While debates and demonstrations surrounding controversial American monuments unquestionably intensified in the aftermaths of such recent tragedies as the 2015 mass shooting at Mother Emanuel AME Church in Charleston, South Carolina, the 2017 Unite the Right rally in Charlottesville, Virginia, and the 2020 police murder of George Floyd in Minneapolis, Minnesota, Thompson's Smashing Statues uncovers a lineage of active resistance against contested monuments that can be traced back to the country's creation and its earliest national myth-making artistic endeavors. “The history of American public monuments begins,” she notes early in the book, “not in creation, but in destruction” (4). To illustrate this concept, Thompson begins Part I, “Rising,” with stories of the 1776 beheading of a statue of King George III by American soldiers in New York. This event took place just days after the Declaration of Independence was ratified. Thompson also focusses on two mid-nineteenth-century, federally funded works of Horatio Greenough – the first American sculptor to challenge the “consistent American tradition of importing either statues or sculptors from Europe” – commissioned for Washington, DC's Capitol building (21). These statues elicited unfavourable responses, leading Congress to shutter them behind the walls of a museum and a government warehouse. Thompson uses the former to discuss Martin Warnke's concept of iconoclasm from above (“Those who come into power erase the art of those who have fallen from power”) and she uses the latter to showcase the ease with which “powerful protestors will be able to take advantage of the legal means offered by a system that they also control” (11, 24).

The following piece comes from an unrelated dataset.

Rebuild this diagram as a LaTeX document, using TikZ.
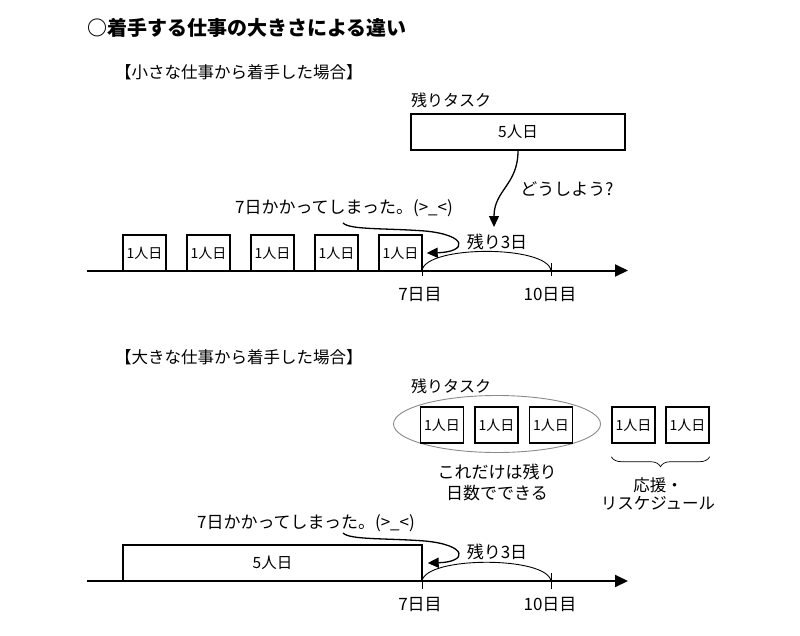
\documentclass[tikz,border=0pt]{standalone}
\usepackage{fontspec}
\setmainfont{Noto Sans CJK JP}
\usetikzlibrary{arrows.meta,positioning,shapes.geometric,decorations.pathreplacing}
\definecolor{thin}{HTML}{8A8A8A}

\begin{document}
\begin{tikzpicture}[x=1pt, y=-1pt,
  day/.style={draw, line width=1.4pt, minimum width=43pt, minimum height=36pt, inner sep=0pt, font=\fontsize{14}{14}\selectfont},
  task/.style={draw, line width=1.4pt, minimum height=36pt, inner sep=0pt, font=\fontsize{15.5}{16}\selectfont},
  lbl/.style={inner sep=0pt, font=\fontsize{17}{21}\selectfont},
  arrow/.style={-{Triangle[length=11pt,width=10pt]}, line width=1.3pt},
  axis/.style={-{Triangle[length=13pt,width=12pt]}, line width=2pt},
  span/.style={thin, line width=0.9pt},
]
\useasboundingbox (0,0) rectangle (800,635);

% Heading
\node[inner sep=0pt, anchor=west, font=\fontsize{20}{20}\selectfont\bfseries] (title) at (87,28) {○着手する仕事の大きさによる違い};
\node[inner sep=0pt, anchor=west, font=\fontsize{16.5}{16.5}\selectfont] (case1) at (115,72) {【小さな仕事から着手した場合】};

% Small tasks first
\node[lbl, anchor=west, font=\fontsize{16}{16}\selectfont] (rest1) at (411,100) {残りタスク};
\node[task, minimum width=214pt] (big1) at (518,132) {5人日};
\node[day] (s1) at (144.5,253) {1人日};
\node[day] (s2) at (208.5,253) {1人日};
\node[day] (s3) at (272.5,253) {1人日};
\node[day] (s4) at (336.5,253) {1人日};
\node[day] (s5) at (400.5,253) {1人日};
\node[lbl] (what) at (567,189) {どうしよう?};
\node[lbl] (msg1) at (344,208) {7日かかってしまった。(>\_<)};
\node[lbl] (left1) at (497,242) {残り3日};
\coordinate (start1) at (87,270.5);
\coordinate (end1) at (628,270.5);
\coordinate (d7a) at (422,270.5);
\coordinate (d10a) at (551,270.5);
\coordinate (drop1) at (494,227);
\coordinate (c1) at (343,223);
\node[lbl] (l7a) at (420,295) {7日目};
\node[lbl] (l10a) at (550,295) {10日目};

\draw[axis] (start1) -- (end1);
\draw[span] ([yshift=6pt]d7a) -- ([yshift=-5pt]d7a);
\draw[span] ([yshift=8pt]d10a) -- ([yshift=-5pt]d10a);
\draw[span] (d7a) .. controls (426,245) and (547,245) .. (d10a);
\draw[arrow] (big1.south) .. controls (518,185) and (494,190) .. (drop1);
\draw[arrow] (c1) .. controls (350,230) and (385,228) .. (425,231)
  .. controls (468,235) and (468,252) .. ([xshift=4pt]s5.east);

% Large task first
\node[inner sep=0pt, anchor=west, font=\fontsize{16.5}{16.5}\selectfont] (case2) at (115,357) {【大きな仕事から着手した場合】};
\node[lbl, anchor=west, font=\fontsize{16}{16}\selectfont] (rest2) at (411,386) {残りタスク};
\node[draw=thin, line width=0.9pt, ellipse, minimum width=207pt, minimum height=57pt] (grp) at (497,424) {};
\node[day] (t1) at (442,425) {1人日};
\node[day] (t2) at (496.5,425) {1人日};
\node[day] (t3) at (551,425) {1人日};
\node[day] (t4) at (633.5,425) {1人日};
\node[day] (t5) at (687.5,425) {1人日};
\node[lbl, align=center] (can) at (497,482) {これだけは残り\\日数でできる};
\node[lbl, font=\fontsize{16.5}{18}\selectfont, align=center] (help) at (658,494) {応援・\\リスケジュール};
\draw[span, line width=0.7pt, decorate, decoration={brace, mirror, amplitude=10pt}]
  ([yshift=-13pt]t4.south west) -- ([yshift=-13pt]t5.south east);

\node[task, minimum width=299pt] (big2) at (272.5,563) {5人日};
\node[lbl] (msg2) at (306,523) {7日かかってしまった。(>\_<)};
\node[lbl] (left2) at (497,552) {残り3日};
\coordinate (start2) at (87,581);
\coordinate (end2) at (628,581);
\coordinate (d7b) at (422,581);
\coordinate (d10b) at (551,581);
\coordinate (c2) at (343,533);
\node[lbl] (l7b) at (420,605) {7日目};
\node[lbl] (l10b) at (550,605) {10日目};

\draw[axis] (start2) -- (end2);
\draw[span] (d7b) -- ([yshift=-8pt]d7b);
\draw[span] ([yshift=8pt]d10b) -- ([yshift=-8pt]d10b);
\draw[span] (d7b) .. controls (426,556) and (547,556) .. (d10b);
\draw[arrow] (c2) .. controls (350,540) and (385,538) .. (425,541)
  .. controls (468,545) and (468,562) .. ([xshift=5pt]big2.east);

\end{tikzpicture}
\end{document}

“Rising” also contains two chapters devoted to Confederate monuments – arguably the most notorious example of controversial American public monuments (at least by volume) – as she seeks to understand why, despite a flurry of heightened protests over the last decade, hundreds of them still stand in prominent places of power like courthouse lawns, city centers, and town squares across the country. Instead of just retelling the well-worn Lost Cause originations of these monuments as venerating the anti-American secessionist Confederacy and its notorious icons and leaders, Thompson masterfully complicates the discussion by outlining how the proliferation of monuments depicting anonymous, low-ranking soldiers standing at “parade rest” was often chosen for “demonstrating obedience” during a period when multiple interracial southern workers’-rights organizations were agitating and striking for safer conditions, shorter hours, and higher wages (46, 49).

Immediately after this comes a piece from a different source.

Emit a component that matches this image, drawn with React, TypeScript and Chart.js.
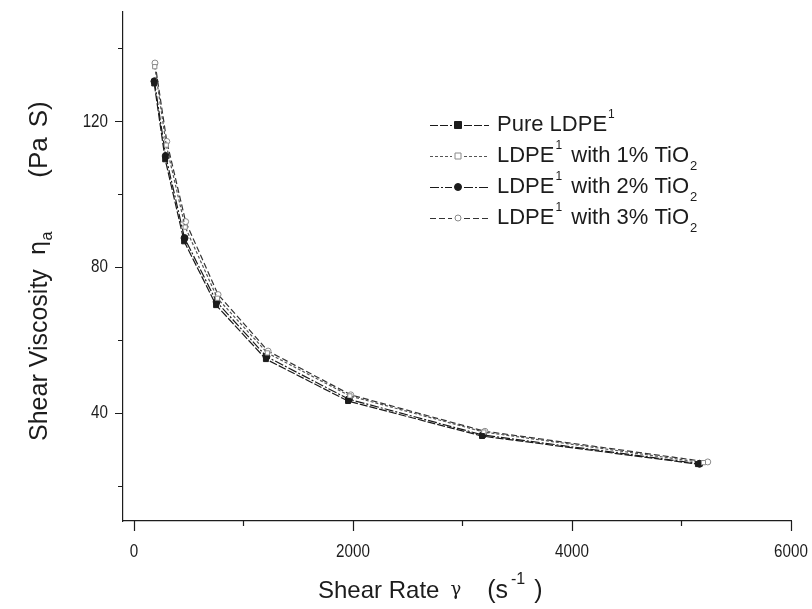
import React, { useEffect, useRef } from "react";
import { Chart, registerables } from "chart.js";

Chart.register(...registerables);

const shearRatePure = [185, 285, 458, 750, 1205, 1955, 3178, 5150];
const shearRate1 = [190, 295, 468, 762, 1218, 1972, 3195, 5200];
const shearRate2 = [187, 290, 462, 755, 1210, 1962, 3185, 5165];
const shearRate3 = [192, 300, 472, 768, 1225, 1980, 3205, 5240];

const viscPure = [130.4, 109.6, 87.1, 69.6, 54.8, 43.3, 33.7, 26.0];
const visc1 = [135, 113.5, 91, 71.5, 56.5, 44.7, 34.8, 26.4];
const visc2 = [131, 110.5, 88, 70.5, 55.5, 43.8, 34, 26.1];
const visc3 = [136, 114.5, 92.5, 72.5, 57, 45, 35, 26.6];

const xTickValues = [0, 2000, 4000, 6000];
const xMinorTicks = [1000, 3000, 5000];
const yTickValues = [40, 80, 120];
const yMinorTicks = [20, 60, 100, 140];

const seriesNames = ["Pure LDPE", "LDPE with 1% TiO", "LDPE with 2% TiO", "LDPE with 3% TiO"];

const INK = "#1c1c1c";
const TFONT = "'Liberation Sans', Arial, sans-serif";

function toPoints(xs: number[], ys: number[]) {
  return xs.map((x, i) => ({ x, y: ys[i] }));
}

const styles = [
  { pointStyle: "rect", fill: INK, stroke: INK, dash: [8, 2], line: "#1a1a1a", r: 3.5 },
  { pointStyle: "rect", fill: "#ffffff", stroke: "#8a8a8a", dash: [3, 2], line: "#555", r: 3 },
  { pointStyle: "circle", fill: INK, stroke: INK, dash: [9, 2, 2, 2], line: "#1a1a1a", r: 3.5 },
  { pointStyle: "circle", fill: "#ffffff", stroke: "#8a8a8a", dash: [6, 3], line: "#333", r: 3 },
];

function condensedText(ctx: CanvasRenderingContext2D, text: string, cx: number, cy: number, align: "center" | "right") {
  const k = 0.8;
  ctx.save();
  ctx.translate(cx, cy);
  ctx.scale(k, 1);
  ctx.textAlign = align;
  ctx.fillText(text, 0, 0);
  ctx.restore();
}

const decorPlugin = {
  id: "decor",
  afterDraw(chart: any) {
    const ctx = chart.ctx as CanvasRenderingContext2D;
    const xs = chart.scales.x;
    const ys = chart.scales.y;
    const area = chart.chartArea;
    ctx.save();
    ctx.strokeStyle = INK;
    ctx.lineWidth = 1.2;
    ctx.beginPath();
    yTickValues.forEach((v) => {
      const p = Math.round(ys.getPixelForValue(v)) + 0.5;
      ctx.moveTo(area.left - 8, p);
      ctx.lineTo(area.left, p);
    });
    yMinorTicks.forEach((v) => {
      const p = Math.round(ys.getPixelForValue(v)) + 0.5;
      ctx.moveTo(area.left - 5, p);
      ctx.lineTo(area.left, p);
    });
    xTickValues.forEach((v) => {
      const p = Math.round(xs.getPixelForValue(v)) + 0.5;
      ctx.moveTo(p, area.bottom);
      ctx.lineTo(p, area.bottom + 10);
    });
    xMinorTicks.forEach((v) => {
      const p = Math.round(xs.getPixelForValue(v)) + 0.5;
      ctx.moveTo(p, area.bottom);
      ctx.lineTo(p, area.bottom + 5);
    });
    ctx.stroke();

    // tick labels (condensed face, as in the original)
    ctx.fillStyle = INK;
    ctx.font = `19px ${TFONT}`;
    ctx.textBaseline = "middle";
    yTickValues.forEach((v) => {
      condensedText(ctx, String(v), area.left - 15, ys.getPixelForValue(v), "right");
    });
    xTickValues.forEach((v) => {
      condensedText(ctx, String(v), xs.getPixelForValue(v), area.bottom + 31, "center");
    });

    // legend
    const lx0 = 430;
    const lx1 = 489;
    const mx = 458;
    const tx = 497;
    const rowY = [125, 156, 187, 218];
    const fs = 22;
    ctx.textAlign = "left";
    ctx.textBaseline = "middle";
    styles.forEach((s, i) => {
      const y = rowY[i];
      ctx.save();
      ctx.strokeStyle = s.line;
      ctx.lineWidth = 1;
      ctx.setLineDash(s.dash);
      ctx.beginPath();
      ctx.moveTo(lx0, y + 0.5);
      ctx.lineTo(mx - 6, y + 0.5);
      ctx.moveTo(mx + 6, y + 0.5);
      ctx.lineTo(lx1, y + 0.5);
      ctx.stroke();
      ctx.setLineDash([]);
      ctx.fillStyle = s.fill;
      ctx.strokeStyle = s.stroke;
      ctx.beginPath();
      if (s.pointStyle === "rect") {
        ctx.rect(mx - s.r, y - s.r, s.r * 2, s.r * 2);
      } else {
        ctx.arc(mx, y, s.r, 0, Math.PI * 2);
      }
      ctx.fill();
      ctx.stroke();
      ctx.restore();

      ctx.fillStyle = INK;
      let x = tx;
      ctx.font = `${fs}px ${TFONT}`;
      if (i === 0) {
        ctx.fillText("Pure LDPE", x, y);
        x += ctx.measureText("Pure LDPE").width + 1;
        ctx.font = `12px ${TFONT}`;
        ctx.fillText("1", x, y - 10);
      } else {
        ctx.fillText("LDPE", x, y);
        x += ctx.measureText("LDPE").width + 1;
        ctx.font = `12px ${TFONT}`;
        ctx.fillText("1", x, y - 10);
        x += ctx.measureText("1").width + 3;
        ctx.font = `${fs}px ${TFONT}`;
        const rest = seriesNames[i].slice(4);
        ctx.fillText(rest, x, y);
        x += ctx.measureText(rest).width + 1;
        ctx.font = `13px ${TFONT}`;
        ctx.fillText("2", x, y + 10);
      }
    });

    // x axis title
    ctx.fillStyle = INK;
    ctx.textBaseline = "alphabetic";
    const xtY = 598;
    let x = 318;
    ctx.font = `24px ${TFONT}`;
    ctx.fillText("Shear Rate", x, xtY);
    x += ctx.measureText("Shear Rate").width + 11;
    ctx.font = `18px 'DejaVu Serif', serif`;
    ctx.fillText("γ", x, xtY - 3);
    x += ctx.measureText("γ").width + 26;
    ctx.font = `25px ${TFONT}`;
    ctx.fillText("(s", x, xtY);
    x += ctx.measureText("(s").width + 3;
    ctx.font = `16px ${TFONT}`;
    ctx.fillText("-1", x, xtY - 14);
    x += ctx.measureText("-1").width + 9;
    ctx.font = `25px ${TFONT}`;
    ctx.fillText(")", x, xtY);

    // y axis title (rotated)
    ctx.save();
    ctx.translate(47, 441);
    ctx.rotate(-Math.PI / 2);
    let y = 0;
    ctx.font = `25px ${TFONT}`;
    ctx.fillText("Shear Viscosity", y, 0);
    y += ctx.measureText("Shear Viscosity").width + 14;
    ctx.font = `23px 'DejaVu Sans', sans-serif`;
    ctx.fillText("η", y, -2);
    y += ctx.measureText("η").width;
    ctx.font = `16px ${TFONT}`;
    ctx.fillText("a", y, 5);
    y += ctx.measureText("a").width + 54;
    ctx.font = `26px ${TFONT}`;
    ctx.fillText("(Pa", y, 0);
    y += ctx.measureText("(Pa").width + 10;
    ctx.fillText("S)", y, 0);
    ctx.restore();

    ctx.restore();
  },
};

export default function App() {
  const ref = useRef<HTMLCanvasElement | null>(null);
  useEffect(() => {
    document.body.style.margin = "0";
    const canvas = ref.current!;
    const allX = [shearRatePure, shearRate1, shearRate2, shearRate3];
    const allY = [viscPure, visc1, visc2, visc3];
    const chart = new Chart(canvas, {
      type: "line",
      data: {
        datasets: styles.map((s, i) => ({
          label: seriesNames[i],
          data: toPoints(allX[i], allY[i]),
          borderColor: s.line,
          borderWidth: 1.2,
          borderDash: s.dash,
          pointStyle: s.pointStyle as any,
          pointRadius: s.r,
          pointBackgroundColor: s.fill,
          pointBorderColor: s.stroke,
          pointBorderWidth: 1,
          tension: 0,
          fill: false,
        })),
      },
      options: {
        responsive: false,
        animation: false,
        layout: { padding: { left: 0, top: 12, right: 21, bottom: 0 } },
        plugins: { legend: { display: false }, tooltip: { enabled: false } },
        scales: {
          x: {
            type: "linear",
            min: -100,
            max: 6000,
            grid: { display: false },
            border: { display: true, color: INK, width: 1.2 },
            afterBuildTicks: (scale: any) => {
              scale.ticks = xTickValues.map((v) => ({ value: v }));
            },
            afterFit: (scale: any) => {
              scale.height = 88;
              scale.paddingLeft = 0;
              scale.paddingRight = 0;
            },
            ticks: { display: false },
          },
          y: {
            type: "linear",
            min: 10.4,
            max: 150,
            grid: { display: false },
            border: { display: true, color: INK, width: 1.2 },
            afterBuildTicks: (scale: any) => {
              scale.ticks = yTickValues.map((v) => ({ value: v }));
            },
            afterFit: (scale: any) => {
              scale.width = 123;
              scale.paddingTop = 0;
              scale.paddingBottom = 0;
            },
            ticks: { display: false },
          },
        },
      },
      plugins: [decorPlugin],
    });
    return () => chart.destroy();
  }, []);
  return (
    <div style={{ width: 812, height: 609, background: "#fff" }}>
      <canvas ref={ref} width={812} height={609} />
    </div>
  );
}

This section of the book also contains Thompson's most effective mix of richly threaded scholarship and whip-smart tone as she colorfully details the decades of white-supremacist-fueled determination that resulted in the completion of the largest Confederate monument in the country: the carving of Jefferson Davis, Stonewall Jackson, and Robert E. Lee on the face of Stone Mountain outside Atlanta, Georgia. Thompson employs Stone Mountain's chaotic path to creation – sparked by the resurrection of the Ku Klux Klan on its mountaintop in 1915, funded by multiple white-supremacist organizations, driven to completion in response to the 1954 Supreme Court ruling on school integration, and not officially dedicated until the 1970s – to elucidate “the importance of looking deeper than just the people portrayed on a monument. We also need to know what the people who carved them there wanted – and what sort of behavior the monument has encouraged” (66). While proponents of Stone Mountain often espouse the mantra of “heritage, not hate” that hides the true motivations of the monument's messaging, Thompson points to the facts that the KKK used the land around Stone Mountain's base for annual gatherings well into the 1990s and that they have been denied permits to assemble there as recently as the late 2010s. “Pretending that Stone Mountain is mainly the product of the romantic dreams of a mourning widow,” she writes, “does nothing but provide cover for those who want to continue to use it as what it was designed, built, and maintained to be: a source of strength and encouragement for white supremacists” (91).

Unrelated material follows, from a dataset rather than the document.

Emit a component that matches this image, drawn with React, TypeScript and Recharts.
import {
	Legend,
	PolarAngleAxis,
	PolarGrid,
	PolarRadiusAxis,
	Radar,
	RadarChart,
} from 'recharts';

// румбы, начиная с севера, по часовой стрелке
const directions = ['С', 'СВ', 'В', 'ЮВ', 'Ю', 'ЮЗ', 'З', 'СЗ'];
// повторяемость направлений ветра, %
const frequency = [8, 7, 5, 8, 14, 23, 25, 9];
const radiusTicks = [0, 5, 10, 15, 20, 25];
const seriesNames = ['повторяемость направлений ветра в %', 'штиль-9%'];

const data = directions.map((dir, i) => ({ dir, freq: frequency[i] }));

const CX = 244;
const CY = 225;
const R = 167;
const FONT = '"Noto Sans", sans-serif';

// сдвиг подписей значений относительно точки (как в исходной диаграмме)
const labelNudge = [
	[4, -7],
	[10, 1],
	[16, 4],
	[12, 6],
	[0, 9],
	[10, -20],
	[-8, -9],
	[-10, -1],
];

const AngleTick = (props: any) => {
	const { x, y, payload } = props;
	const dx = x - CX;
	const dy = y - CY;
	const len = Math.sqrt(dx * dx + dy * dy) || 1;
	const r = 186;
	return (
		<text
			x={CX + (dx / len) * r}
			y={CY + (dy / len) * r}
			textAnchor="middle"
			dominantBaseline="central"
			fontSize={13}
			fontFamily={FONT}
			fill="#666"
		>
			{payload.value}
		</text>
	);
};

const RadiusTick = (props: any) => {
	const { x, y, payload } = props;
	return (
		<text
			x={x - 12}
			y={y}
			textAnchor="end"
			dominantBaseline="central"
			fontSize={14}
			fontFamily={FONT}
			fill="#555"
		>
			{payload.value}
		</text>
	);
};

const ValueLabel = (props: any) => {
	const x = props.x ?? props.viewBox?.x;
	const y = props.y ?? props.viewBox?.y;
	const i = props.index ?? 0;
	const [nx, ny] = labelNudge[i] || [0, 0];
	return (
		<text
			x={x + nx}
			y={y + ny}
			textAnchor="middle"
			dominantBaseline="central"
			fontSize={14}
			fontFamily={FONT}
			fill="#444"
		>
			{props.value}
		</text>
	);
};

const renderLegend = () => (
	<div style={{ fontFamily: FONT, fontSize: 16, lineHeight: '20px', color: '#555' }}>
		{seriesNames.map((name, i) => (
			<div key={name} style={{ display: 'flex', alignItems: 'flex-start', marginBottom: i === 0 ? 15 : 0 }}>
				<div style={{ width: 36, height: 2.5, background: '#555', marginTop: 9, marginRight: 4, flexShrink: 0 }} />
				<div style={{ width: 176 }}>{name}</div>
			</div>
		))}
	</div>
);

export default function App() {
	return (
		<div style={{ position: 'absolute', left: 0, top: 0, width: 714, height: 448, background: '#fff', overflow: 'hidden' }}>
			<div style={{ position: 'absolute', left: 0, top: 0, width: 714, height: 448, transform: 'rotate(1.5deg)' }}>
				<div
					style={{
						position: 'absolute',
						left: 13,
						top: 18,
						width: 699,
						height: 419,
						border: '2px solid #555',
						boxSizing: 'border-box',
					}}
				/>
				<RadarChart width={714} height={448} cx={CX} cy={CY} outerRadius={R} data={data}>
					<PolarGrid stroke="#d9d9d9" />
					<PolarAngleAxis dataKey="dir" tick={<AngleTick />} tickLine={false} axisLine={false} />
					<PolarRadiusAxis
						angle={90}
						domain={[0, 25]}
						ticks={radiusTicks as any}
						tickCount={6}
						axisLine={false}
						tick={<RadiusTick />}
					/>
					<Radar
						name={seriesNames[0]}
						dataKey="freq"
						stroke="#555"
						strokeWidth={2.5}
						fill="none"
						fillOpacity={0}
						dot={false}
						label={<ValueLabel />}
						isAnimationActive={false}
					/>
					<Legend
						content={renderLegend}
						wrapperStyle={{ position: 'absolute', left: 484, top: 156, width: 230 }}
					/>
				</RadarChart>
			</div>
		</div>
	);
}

The second half of Smashing Statues, “Falling,” finds Thompson analyzing the potential paths for monument removals (and the lack thereof) both by highlighting the myriad of obstacles facing those looking to discuss removals through intentionally complicated (and sometimes nonexistent) legal means and also by contextualizing the stories behind some removals by individuals that so often get mischaracterized as mere acts of vigilante vandalism. Thompson elevates this section by combining her impeccable research and vivid storytelling with multiple interviews with individuals who have successfully and unsuccessfully fought for specific monument removals both within and without circles of social influence and political power.

By speaking directly with such individuals as Indigenous activist Mike Forcia (who toppled a statue of Christopher Columbus at the Minnesota state capitol building after decades of formal petitions had gone ignored); current Birmingham, Alabama mayor Randall Woodfin (whose decision to order the removal of a controversial Confederate monument in his city defied state law, drew the ire of the state's attorney general, prompted a prolonged legal battle, and incurred hefty fines); and John Guess Jr., who has used his role as CEO of the Houston Museum of African American Culture to rehome and reframe the controversial Spirit of the Confederacy monument that was removed by Houston's mayor in 2020, Thompson impressively crafts the argument that while the “nightly news might make you think that fights about American monuments are carried out by crowds of protesters clashing with counter-protestors … [t]he real battle for control over American monuments is fought politely and out of the public view in legislative hearings” (138). Thompson also points out that, even despite the heightened cultural conversations surrounding the desire for recontextualization or removal of controversial American monuments in recent years, this legal element of the monument debate has been substantially strengthening the hardening of protections and moving farther away from creating more formal avenues for community petitions for removal.

Thompson concludes Smashing Statues with the charge that, although most American monuments were “put up by people who wanted to freeze American society into place, with themselves at the top,” it is now time to “ask more of our monuments” (184–85). She thankfully steers clear of offering any “one-size-fits-all” methods for accomplishing this task, while also reminding readers that two foundational concepts should be anchored within any discussion regarding the fate of monuments. First, resolutions should be decided not by powerful individuals but by the communities within which these monuments are standing. Second, it is important to understand that what are most often framed as acts of anti-monument vandalism are the only remaining options amidst “the absence of any peaceful, legal route to remove a monument that an entire community despises” (xx). Thompson's book does an impressive job of both widening the lens on the often polarizing American monument debate and also threading many nuanced layers of research in an attempt to disrupt the clichéd talking points that so often stagnate the discussion into reductionist binaries.